A Labour MP has called for “cultural change” after his colleague Rosie Duffield was forced to pull out of their annual party conference over threats.
Pat McFadden said he was “appalled” that Duffield will miss the Labour Party conference that kicks off in Brighton this Saturday.
Duffield has come under fire for comments she has made on transgender rights and claims she was branded transphobic for “knowing that only women have a cervix”.
The MP for Canterbury decided to stay away from conference after receiving advice that her safety and security could be at risk if she chose to attend.
“Every MP should be safe at Labour Party conference or at their own party conference,” McFadden told Sky’s Trevor Phillips on Sunday programme.

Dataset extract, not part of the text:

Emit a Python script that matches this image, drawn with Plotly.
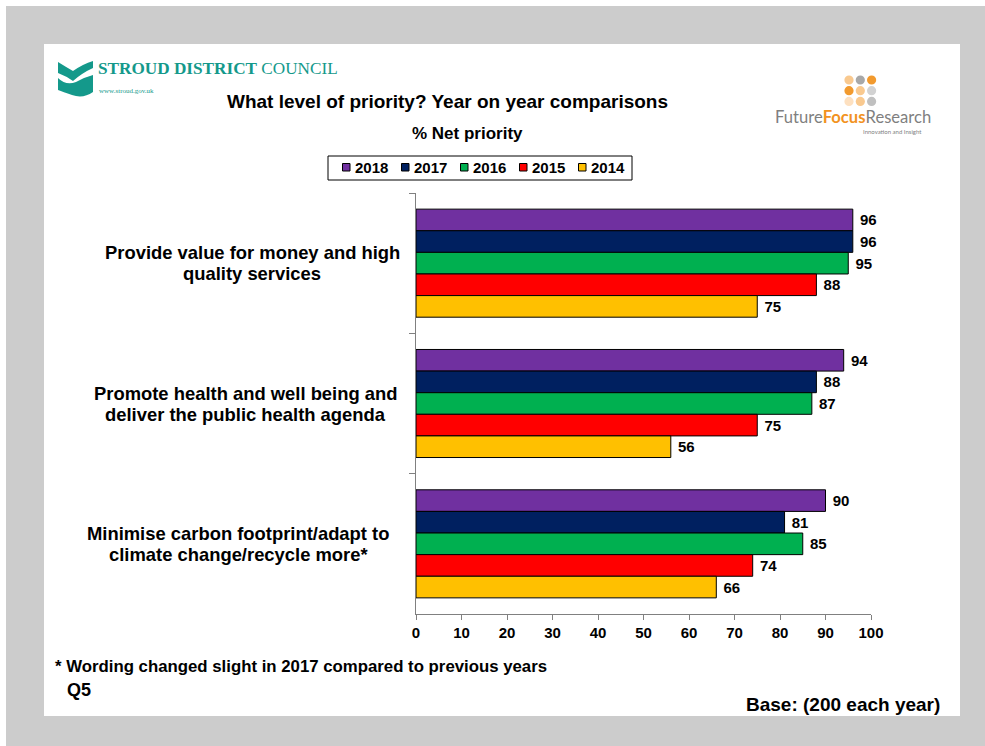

“We had this a few years ago, you may remember with Luciana Berger, I was appalled then. I want Rosie to be able to go to conference, but more broadly here, I think there’s an important cultural point about how we discuss things.
“Difficult issues have to be able to be discussed in a way that doesn’t result in if someone says something that someone else disagrees with - them being placed completely beyond the pale and subject to terrible online abuse or threats.”
McFadden said we had to “find a way” to discuss issues in which people disagree, adding: “I think it also underlines the need for cultural change. We cannot have this kind of factionalism. We can’t have this kind of intolerance.
“I’m convinced of the need for change in the Labour Party on many fronts. But the internal culture is certainly one of them.”
Mayor of London Sadiq Khan also rowed in behind Duffield, telling the BBC’s Andrew Marr show that she was welcome at party conference.
He added: “It’s unacceptable that anybody feels unsafe going to Labour Party conference, whether it’s Rosie Duffield, whether it’s journalists or anybody else.
“You must be able to have this conversation in a civilised way.”
He said one in four trans teenagers tries to kill themselves and they are some of the “most vulnerable” members of society, adding: “It’s really important we have this debate in a cool, calm, respectful way.”
The speaker of the House of Commons Sir Lindsay Hoyle has also offered support to Duffield, saying parliamentarians must be able to attend their own party conference without fear of harm. Other Labour MPs including Jess Phillips and Lisa Nandy have also spoken out in support of Duffield.
Duffield told the Sunday Times: “LGBT+ Labour now seem to hate my guts and I feared they’d have a massive go at me at conference.”
LGBT+ Labour condemned the attacks on the MP, adding: “We have made clear our political disagreements with Rosie on policy affecting trans people, but political disagreement should never result in abuse or physical threats.
“LGBT+ Labour has never conducted itself in this way and would never encourage anyone else to. It is utterly unacceptable.
“Women in politics are subject to appalling levels of abuse and we are clear it has no place in our party or society.”
It is not the first time a Labour MP has faced concerns about their safety at party conference.
In 2018 Luciana Berger, then MP for Liverpool Wavertree, was given police protection at conference after months of antisemitic abuse.
And in 2017 the BBC’s political editor Laura Kuenssberg had to be protected by security guards following abuse.